ひとりでも多くのリスナーに聴いてもらうために考えるべきこと
2022年07月12日
用事があって神戸まで行った先日のこと。新神戸駅まで迎えにきてくれた地元の友人の車に乗ったら、車内には山下達郎の曲がちょうどいいボリュームで流れていた。
「これ、新しいやつだよね?」
「そうです」
東京に帰ってから(つまり、発売日から少し経ってしまったのだが)、私も『SOFTLY』を購入した。全15曲中、ドラマ、映画、CMのタイアップ曲が12曲もあるそうだが、テレビドラマを観る習慣がないせいか既聴感はあまりなく、各曲がとても新鮮に聞こえた。しかも(神戸で感じたときと同じように)、さりげなく耳を通り抜けていく。なのに、要所要所でガチッと気持ちをつかむ。それは、期待していたとおりの山下達郎的世界だった。
しかし、そんな『SOFTLY』に関し、気になっていることがひとつだけある。そこで、どれだけ共感していただけるかはわからないが、私の嘘偽りない思いを綴ってみたいと思う。

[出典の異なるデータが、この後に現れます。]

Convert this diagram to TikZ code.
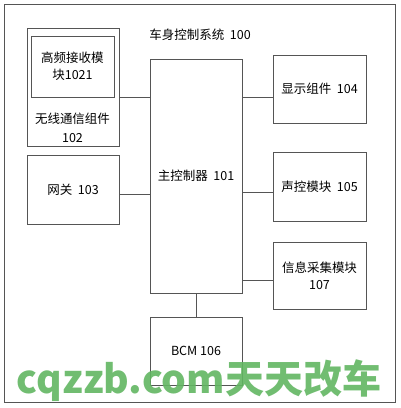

先ごろYahoo!ニュースのオリジナル特集として、山下達郎のロング・インタビューが公開された(「時代の試練に耐える音楽を──「落ちこぼれ」から歩んできた山下達郎の半世紀」)。「こういうことがあったのか」「なるほど、こういうことを考えていたんだな」というような気づきの多い、非常に興味深い内容。私もぐいぐい引き込まれてしまったのだが、唯一気になる箇所があった。サブスクリプション(以下サブスク)についての話である。
サブスクでの配信を解禁しないのかという問いに対し、彼は「恐らく死ぬまでやらない」と発言した。そして、その理由を「だって、表現に携わっていない人間が自由に曲をばらまいて、そのもうけを取ってるんだもの。それはマーケットとしての勝利で、音楽的な勝利と関係ない。本来、音楽はそういうことを考えないで作らなきゃいけないのに」と語った。
基本的には、ひとりのアーティストの考え方として説得力があると思う。似たような不満を持っている音楽家は、おそらく他にも存在することだろう。ただ、この発言は次のように続くのだ。
「売れりゃいいとか、客来ればいいとか、盛り上がってるかとか、それは集団騒擾。音楽は音楽でしかないのに。音楽として何を伝えるか。それがないと、誰のためにやるか、誰に何を伝えたいのかが、自分で分からなくなる。表現というのはあくまで人へと伝えるものなので」
ひとつの解釈としては充分に成り立つし、好きなアーティストがそう感じているのであれば、私たちもそれを理解する必要がある。だが、大前提としてそれはひとりでも多くの人に伝わらなくてはならない。
しかしサブスクで解禁される可能性のない『SOFTLY』は現実的に、CDとアナログレコードとカセットテープだけしかリリースされていない。つまりその時点で、「音楽として伝える」ことのハードルが上がっている。
たとえば個人的には、山下達郎作品をひとりでも多くの若い子たちに聴いてもらいたいと思っているのだが、いまの若い世代の大半はCDプレーヤーを持っていない。それどころか、なかにはCDの存在すら知らない子もいる。つまりメインのリリース形態がCDだとすると、彼らはこの先も山下達郎作品を聴く機会を与えられないことになる。